Bruce was "The Chief". He
was our leader, but his focus was always on us, his guards. He kept us safe
while encouraging us to grow. He never made decisions based upon gossip. He
confronted guards that were having trouble and went to great lengths to help
them. His quiet charisma charmed us, and
his grim determination intimidated us. He expected us to do our best. He was
active in the local and national lifeguard associations, and made a point of
improving our level of training and professionalism.
Bruce was also one of us. He joined
in the tortilla throwing revelry of a certain "La Bamba" party one
year, and he cooked scrumptious feasts for the annual luau.

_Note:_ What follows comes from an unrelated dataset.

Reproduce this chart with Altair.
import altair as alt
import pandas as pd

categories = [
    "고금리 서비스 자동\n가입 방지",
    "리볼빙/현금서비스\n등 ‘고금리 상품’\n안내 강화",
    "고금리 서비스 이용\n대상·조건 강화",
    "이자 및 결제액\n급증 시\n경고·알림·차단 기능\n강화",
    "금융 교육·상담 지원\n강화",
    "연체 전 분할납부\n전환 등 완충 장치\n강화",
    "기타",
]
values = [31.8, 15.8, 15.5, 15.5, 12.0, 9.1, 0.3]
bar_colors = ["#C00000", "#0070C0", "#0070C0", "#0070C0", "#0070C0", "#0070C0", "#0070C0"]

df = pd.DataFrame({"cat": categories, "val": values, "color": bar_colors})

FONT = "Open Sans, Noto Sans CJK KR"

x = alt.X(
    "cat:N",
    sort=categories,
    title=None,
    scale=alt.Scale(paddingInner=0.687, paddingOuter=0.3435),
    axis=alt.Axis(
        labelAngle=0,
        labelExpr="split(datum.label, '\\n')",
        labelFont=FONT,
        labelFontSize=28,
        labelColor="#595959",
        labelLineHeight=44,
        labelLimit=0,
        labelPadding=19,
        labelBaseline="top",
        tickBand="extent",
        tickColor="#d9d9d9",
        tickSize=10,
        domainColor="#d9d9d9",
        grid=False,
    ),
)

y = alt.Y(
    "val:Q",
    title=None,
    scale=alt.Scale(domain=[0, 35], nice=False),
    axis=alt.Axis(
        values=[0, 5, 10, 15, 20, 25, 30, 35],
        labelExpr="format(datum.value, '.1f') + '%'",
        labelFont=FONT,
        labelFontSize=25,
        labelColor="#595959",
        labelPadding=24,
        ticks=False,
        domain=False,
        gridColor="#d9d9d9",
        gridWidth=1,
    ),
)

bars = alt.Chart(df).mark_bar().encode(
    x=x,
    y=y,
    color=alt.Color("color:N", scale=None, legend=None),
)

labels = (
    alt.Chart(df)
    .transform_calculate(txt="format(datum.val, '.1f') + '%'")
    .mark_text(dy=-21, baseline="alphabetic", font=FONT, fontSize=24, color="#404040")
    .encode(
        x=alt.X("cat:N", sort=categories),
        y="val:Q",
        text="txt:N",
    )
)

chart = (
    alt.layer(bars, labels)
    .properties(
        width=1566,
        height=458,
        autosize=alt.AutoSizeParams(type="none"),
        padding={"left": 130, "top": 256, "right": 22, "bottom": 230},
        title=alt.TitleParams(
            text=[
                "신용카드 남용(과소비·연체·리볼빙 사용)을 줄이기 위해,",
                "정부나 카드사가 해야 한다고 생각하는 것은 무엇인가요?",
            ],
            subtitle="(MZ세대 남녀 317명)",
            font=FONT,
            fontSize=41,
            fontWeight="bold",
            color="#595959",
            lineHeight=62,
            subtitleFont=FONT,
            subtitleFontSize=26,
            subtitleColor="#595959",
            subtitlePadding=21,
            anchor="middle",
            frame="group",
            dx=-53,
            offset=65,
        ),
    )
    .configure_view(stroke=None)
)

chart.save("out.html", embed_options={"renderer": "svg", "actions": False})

He encouraged us to compete in lifeguard competitions up and
down the coast, and he participated as well.
Soon after I became a guard, we
started rowing the dory together in competition. Bruce and I both felt that we
would be a hindrance to other guards. Bruce thought he was "too old"
and I knew I was not as strong as the men, so we became rowing partners.

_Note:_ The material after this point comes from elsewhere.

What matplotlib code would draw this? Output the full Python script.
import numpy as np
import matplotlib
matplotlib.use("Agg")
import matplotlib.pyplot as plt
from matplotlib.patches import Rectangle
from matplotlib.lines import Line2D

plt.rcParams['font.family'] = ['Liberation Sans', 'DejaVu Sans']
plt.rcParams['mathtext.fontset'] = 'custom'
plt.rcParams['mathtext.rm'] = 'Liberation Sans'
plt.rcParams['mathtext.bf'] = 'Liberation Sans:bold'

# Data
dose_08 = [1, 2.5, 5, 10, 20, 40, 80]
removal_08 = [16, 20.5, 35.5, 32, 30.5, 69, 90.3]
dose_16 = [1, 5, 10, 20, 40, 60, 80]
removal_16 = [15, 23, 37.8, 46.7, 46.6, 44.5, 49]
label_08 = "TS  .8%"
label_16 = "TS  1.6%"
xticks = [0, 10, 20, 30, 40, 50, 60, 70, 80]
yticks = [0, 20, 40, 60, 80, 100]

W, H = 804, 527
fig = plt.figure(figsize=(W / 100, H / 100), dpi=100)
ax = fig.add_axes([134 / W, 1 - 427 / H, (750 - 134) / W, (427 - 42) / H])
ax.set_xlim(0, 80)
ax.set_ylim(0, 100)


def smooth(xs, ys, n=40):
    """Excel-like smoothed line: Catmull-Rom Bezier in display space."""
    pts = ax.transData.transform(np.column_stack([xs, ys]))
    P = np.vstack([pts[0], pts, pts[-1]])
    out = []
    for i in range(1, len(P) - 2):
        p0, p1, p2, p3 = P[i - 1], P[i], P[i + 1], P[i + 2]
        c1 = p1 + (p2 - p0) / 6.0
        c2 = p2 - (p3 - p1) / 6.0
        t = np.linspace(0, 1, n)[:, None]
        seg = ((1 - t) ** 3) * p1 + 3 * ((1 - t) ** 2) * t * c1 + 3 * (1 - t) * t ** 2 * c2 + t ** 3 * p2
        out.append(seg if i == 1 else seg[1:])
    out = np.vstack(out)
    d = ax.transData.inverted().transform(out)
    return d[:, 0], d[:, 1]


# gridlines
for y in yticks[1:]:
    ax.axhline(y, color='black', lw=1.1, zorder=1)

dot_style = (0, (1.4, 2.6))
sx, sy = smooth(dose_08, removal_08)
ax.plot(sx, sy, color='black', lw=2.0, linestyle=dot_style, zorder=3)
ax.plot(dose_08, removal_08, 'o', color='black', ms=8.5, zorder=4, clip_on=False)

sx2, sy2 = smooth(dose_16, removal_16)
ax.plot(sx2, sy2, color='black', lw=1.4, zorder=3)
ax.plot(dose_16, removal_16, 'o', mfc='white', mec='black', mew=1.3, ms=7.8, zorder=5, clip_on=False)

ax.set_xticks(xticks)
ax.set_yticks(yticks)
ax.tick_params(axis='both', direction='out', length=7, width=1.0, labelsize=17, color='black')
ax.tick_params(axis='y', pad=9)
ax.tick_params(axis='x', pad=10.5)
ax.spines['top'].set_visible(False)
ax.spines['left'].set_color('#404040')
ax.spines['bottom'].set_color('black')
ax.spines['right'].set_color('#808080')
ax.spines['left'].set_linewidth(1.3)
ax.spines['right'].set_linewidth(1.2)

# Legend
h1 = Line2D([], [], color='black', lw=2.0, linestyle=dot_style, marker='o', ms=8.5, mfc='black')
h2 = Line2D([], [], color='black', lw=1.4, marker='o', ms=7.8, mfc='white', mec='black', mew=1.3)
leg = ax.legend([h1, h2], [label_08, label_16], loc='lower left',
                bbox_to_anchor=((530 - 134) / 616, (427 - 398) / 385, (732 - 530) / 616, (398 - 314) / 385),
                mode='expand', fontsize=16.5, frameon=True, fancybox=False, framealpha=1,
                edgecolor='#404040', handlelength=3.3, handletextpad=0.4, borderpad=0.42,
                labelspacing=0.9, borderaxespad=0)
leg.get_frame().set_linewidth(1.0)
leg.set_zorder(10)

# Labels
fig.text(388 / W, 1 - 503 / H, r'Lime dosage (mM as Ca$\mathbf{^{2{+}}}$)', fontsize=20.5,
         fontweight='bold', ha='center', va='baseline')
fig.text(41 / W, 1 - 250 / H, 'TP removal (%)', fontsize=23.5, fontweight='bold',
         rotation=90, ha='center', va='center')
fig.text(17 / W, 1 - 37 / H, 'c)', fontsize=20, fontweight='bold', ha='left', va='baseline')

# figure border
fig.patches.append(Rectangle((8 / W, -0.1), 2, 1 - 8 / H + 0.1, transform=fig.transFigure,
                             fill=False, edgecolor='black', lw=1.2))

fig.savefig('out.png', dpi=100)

Nonetheless, what we lacked in strength we made up for in finesse. Bruce had an
uncanny ability to read the surf and we took pride in our ability to land the
dory through the surf without capsizing. Bruce expertly steered from the stern
while I worked the oars in the bow. We usually finished among the top three in
the dory relays.
We decided it would be fun?
Interesting? to participate in the annual race across the Catalina
Channel. We trained with workouts from
Laguna, to Dana Point and Newport. We never went out in the dory without a
couple of fishing poles, returning with a load of fish as well as sore muscles.

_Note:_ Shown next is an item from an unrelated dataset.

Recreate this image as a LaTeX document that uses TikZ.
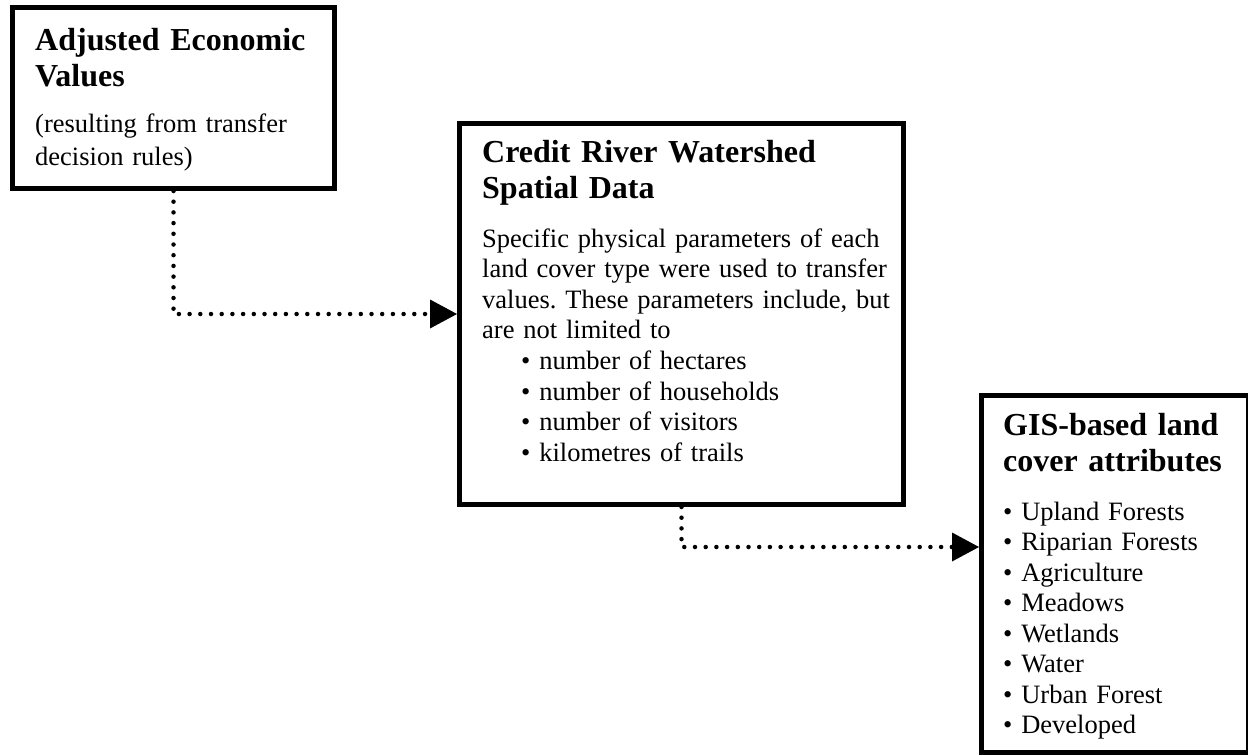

Bruce was a Cordon Bleu chef and he showed me how to clean and prepare the
fish. We shared our troubles and made each other laugh during those workouts.
We left our cares on the beach and enjoyed the exertion of the workout in the
serenity of the ocean. The hardest part of the workout was returning to shore, pushing
the heavy wooden dory up the sand amid gawking beachgoers.
The first time we did the race we
were prepared for the worst. We did not have a chase boat to carry our
supplies. Since the race started early in the morning at Catalina, we camped on
the beach the night before. We rowed back carrying our camping gear, enough
food and water for several days (what if we got lost?) and rescue beacons. It is a wonder we finished the race at all
with so much cargo. The finish line was
in the Long Beach Harbor. As we approached the finish line, we fouled the line
of a fisherman on the breakwater. We were too darn tired to row around his
line. Our exhaustion threw us into hysterics and we finally crossed the finish
line with tears streaming down our faces.
One year, there was another
man-woman team that we tried hard to beat. Bruce felt as though he let me down
when they pulled ahead of us after several hours. He suffered such a terrible
bout of stomach cramps I was afraid we would not make it. But Bruce never gave
up and we finished. In the years that
followed, we repeated the race several times, traveling lighter and faster each
time. .
Bruce could have traded me for a
stronger rowing partner, but he never wanted to. He told me that to do such a
race required a special level of trust. Indeed, we saw each other at our worst,
for hours at a time, in the middle of the ocean. There was no escape if things
turned sour between us. They never did.
When I stopped guarding and started
law school, Bruce and I stayed I touch and went to lunch several times a year.
I was through with rowing, but Bruce kept on racing across the Catalina
Channel. Instead of finding another rowing partner, he rowed the
2-man dory alone.
In my dreams Bruce is always at the
place he most cherished, on the ocean with his friends.